Qui ne voit pas que des millions n’en peuvent plus et expriment qu’il faut que ça change radicalement ?
De leur côté, les dirigeants des centrales syndicales ont décidé de se réunir plus tôt que prévu. L a confédération Force ouvrière avait déjà, dès le 25 juillet, posé un préavis de grève qui court du 1er septembre au 30 novembre. Et dès la fin de la conférence de presse du Premier ministre, a déclaré par voie de communiqué : « Sa conception (celle de François Bayrou, Ndlr ) de la justice sociale est en réalité une violence sociale inacceptable. Force ouvrière ne laissera pas faire. »

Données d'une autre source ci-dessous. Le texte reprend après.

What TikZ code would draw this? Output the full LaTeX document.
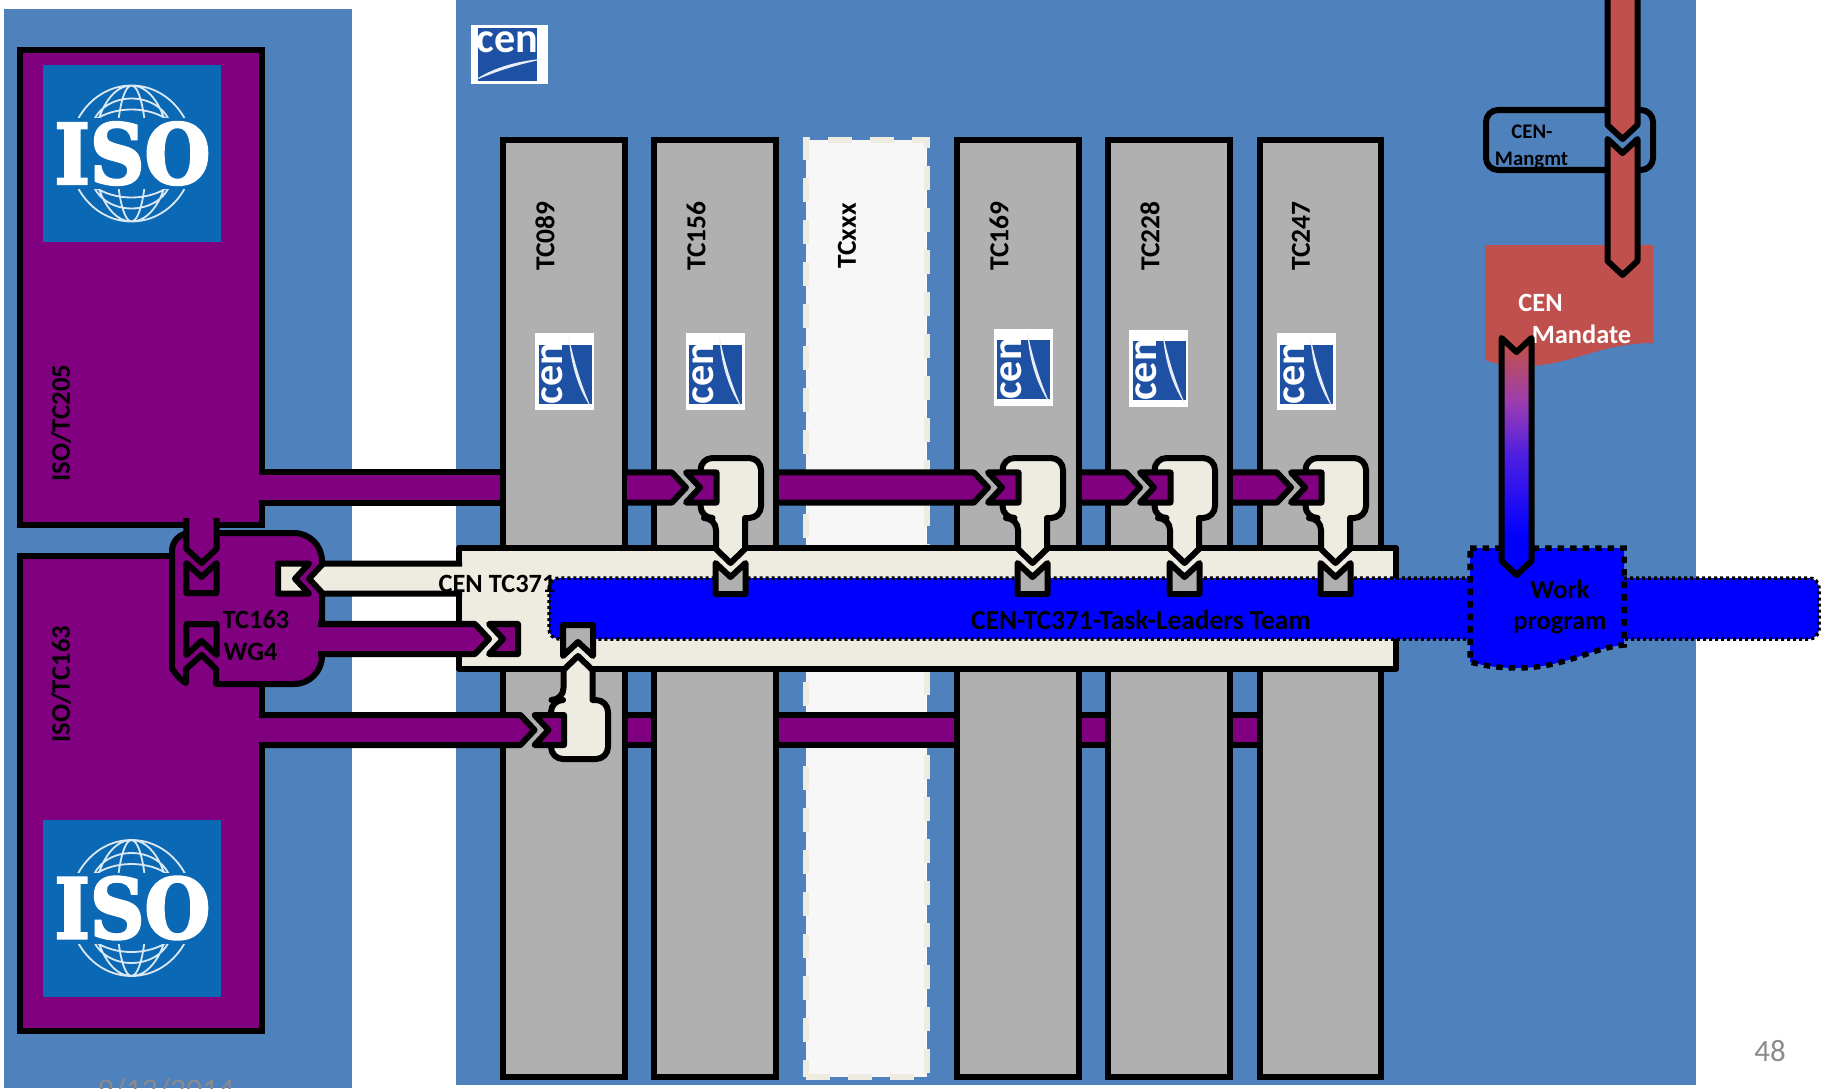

Vont-ils prendre ensemble la mesure de la situation ? Vont-ils chercher à enfermer le refus légitime dans des actions dont tout le monde sait qu’elles sont inefficaces ? Vont-ils se mettre au diapason des exigences de « stabilité » et se compromettre dans les petites combines dont la musique est déjà présente ? Le mieux serait qu’ils se mettent au diapason de l’état d’esprit réel des travailleurs et déjà de leurs propres troupes en se positionnant clairement et nettement, ensemble, pour la grève jusqu’à satisfaction, pour la grève, le blocage, le 10 septembre.
Qui ne voit pas, qui peut ne pas comprendre que des millions n’en peuvent plus de cette situation, en ont assez et expriment qu’il faut que ça change radicalement ? Qui peut ne pas entendre que ce ras-le-bol et cette colère sont légitimes ?
Le journal Les Échos (26 août) rappelle qu’en cette rentrée scolaire, des centaines de postes et plus de 2 000 classes seront fermés. Tout l’été, les services d’urgence ont été saturés comme à l’hôpital de Saint-Nazaire où des images ont été publiées par un pompier montrant des couloirs bondés de brancards en attente de soins. Le 5 septembre, les chauffeurs de taxi appellent à « mettre le pays à l’arrêt, pour que le gouvernement arrête de nous mépriser » selon les mots de Dominique Buisson, secrétaire général de la Fédération nationale du taxi, cité par l’AFP (25 août), qui rejette les nouvelles règles de tarification du transport des malades.
Pour que le pays ne soit pas précipité dans la décomposition, dans la déchéance et dans le chaos, il faut que Bayrou dégage, il faut que Macron dégage. Et le plus tôt sera le mieux.